L’Italia non sta a guardare: anche nel nostro paese sono molti i musei, da quelli archeologici a quelli scientifici, che si sono affidati ai contenuti digitali a scopo di didattica, divulgazione e valorizzazione. Grazie alle nuove tecnologie, ad esempio, «gli Etruschi si animano», come spiega Rita Cosentino, responsabile della Necropoli della Banditaccia, presso Cerveteri (Roma). Nelle otto tombe del sito sono state collocate postazioni multimediali (nel rispetto del luogo, riuscendo a «rendere invisibili i computer») grazie alle quali «ogni tomba racconta una storia». A parlare sono anche le teche multimediali del Museo Nazionale Cerite: il merito in questo caso è della tecnologia touch on glass che trasforma la vetrina in uno schermo tattile; basta toccare per conoscere la storia del reperto custodito all’interno.
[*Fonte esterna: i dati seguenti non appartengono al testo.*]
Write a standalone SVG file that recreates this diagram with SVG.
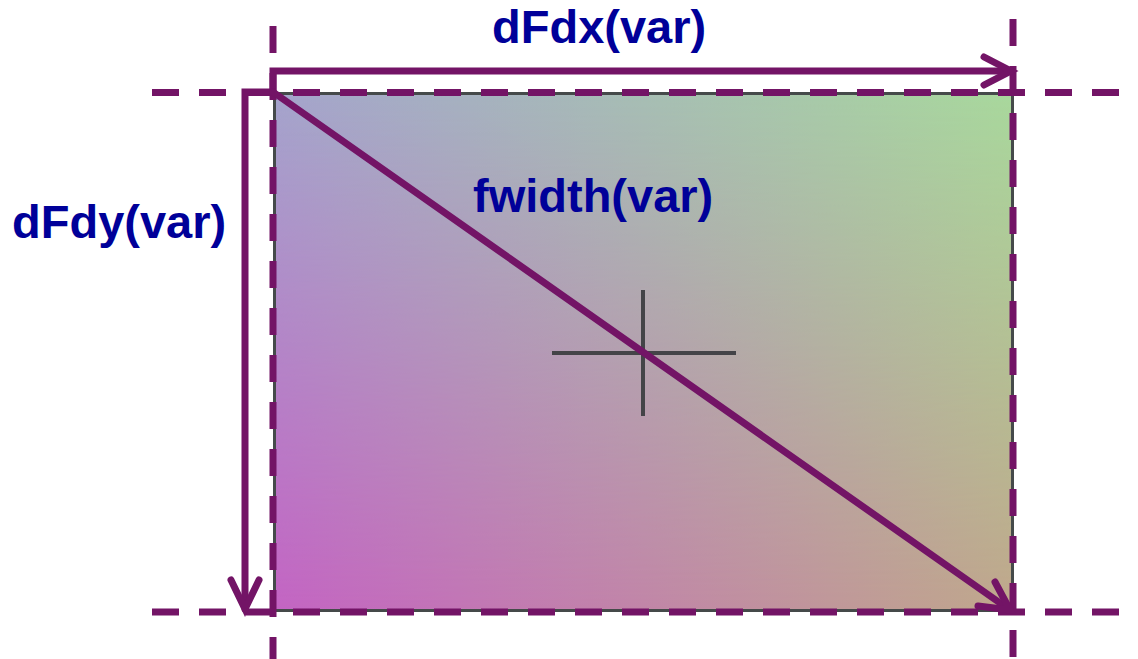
<svg xmlns="http://www.w3.org/2000/svg" width="1138" height="659" viewBox="0 0 1138 659">
<style>
.dash{stroke:#731466;stroke-width:7;stroke-dasharray:27 20;fill:none}
.arr{stroke:#731466;stroke-width:7;fill:none;stroke-linecap:round;stroke-linejoin:miter}
.lbl{font-family:"Liberation Sans",Arial,sans-serif;font-weight:bold;font-size:47px;fill:#000099}
.cross{stroke:#444448;stroke-width:4;fill:none}
</style>
<defs>
<linearGradient id="gTop" x1="0" y1="0" x2="1" y2="0">
<stop offset="0" stop-color="#a4a4cc"/>
<stop offset="1" stop-color="#a8d89c"/>
</linearGradient>
<linearGradient id="gBot" x1="0" y1="0" x2="1" y2="0">
<stop offset="0" stop-color="#c464c4"/>
<stop offset="1" stop-color="#c0a88c"/>
</linearGradient>
<linearGradient id="gMask" x1="0" y1="0" x2="0" y2="1">
<stop offset="0" stop-color="#fff"/>
<stop offset="1" stop-color="#000"/>
</linearGradient>
<mask id="m" maskUnits="userSpaceOnUse" x="273" y="92" width="741" height="520">
<rect x="273" y="92" width="741" height="520" fill="url(#gMask)"/>
</mask>
</defs>
<g id="image">
<rect x="273" y="92" width="741" height="520" fill="url(#gBot)"/>
<rect x="273" y="92" width="741" height="520" fill="url(#gTop)" mask="url(#m)"/>
<rect x="274.5" y="93.5" width="738" height="517" fill="none" stroke="#454a4a" stroke-width="3"/>
<path class="cross" d="M643 290V416M552 353H736"/>
</g>
<g id="guides">
<path class="dash" d="M152 92.5H1138"/>
<path class="dash" d="M152 612H1138"/>
<path class="dash" d="M273 26V659"/>
<path class="dash" d="M1013 19V659"/>
</g>
<g id="connectors">
<path class="arr" d="M273 92V71H1011"/>
<path class="arr" d="M984 57L1011 71L984 85"/>
<path class="arr" d="M273 92H245V609"/>
<path class="arr" d="M231 580L245 609L259 580"/>
<path class="arr" d="M273 92L1010 610"/>
<path class="arr" d="M995 582L1010 610L978 606"/>
</g>
<g id="labels">
<text class="lbl" x="492" y="43">dFdx(var)</text>
<text class="lbl" x="12" y="238">dFdy(var)</text>
<text class="lbl" x="473" y="212">fwidth(var)</text>
</g>
</svg>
L’obiettivo è rendere l’esperienza della visita più fruibile e perfino divertente per un pubblico non esperto, e attirare nuovi visitatori, in particolare giovani. Non solo, la digitalizzazione permette anche di ovviare a problemi di conservazione: per rimanere in ambito etrusco, il Sarcofago degli Sposi virtuale potrà viaggiare in tutto il mondo senza problemi.
Un caso diverso è quello del Muse – Museo delle Scienze di Trento, che ha dato vita al FabLab, «laboratorio di fabbricazione digitale», come lo definisce il direttore del Muse, Michele Lanzinger. Si tratta di una struttura votata all’invenzione e all’innovazione, in cui si progetta, si impara e si insegna a progettare. La filosofia di fondo è che il museo è parte di una comunità – di studenti, educatori, ricercatori, tecnologi, imprenditori – e può diventare «un fattore di sviluppo locale», come facilitatore, incubatore, fornitore di servizi. Nell’atelier digitale trentino si sta sperimentando, tra l’altro, la stampa 3D, attirando anche l’interesse delle aziende, ad esempio nella produzione di gioielli.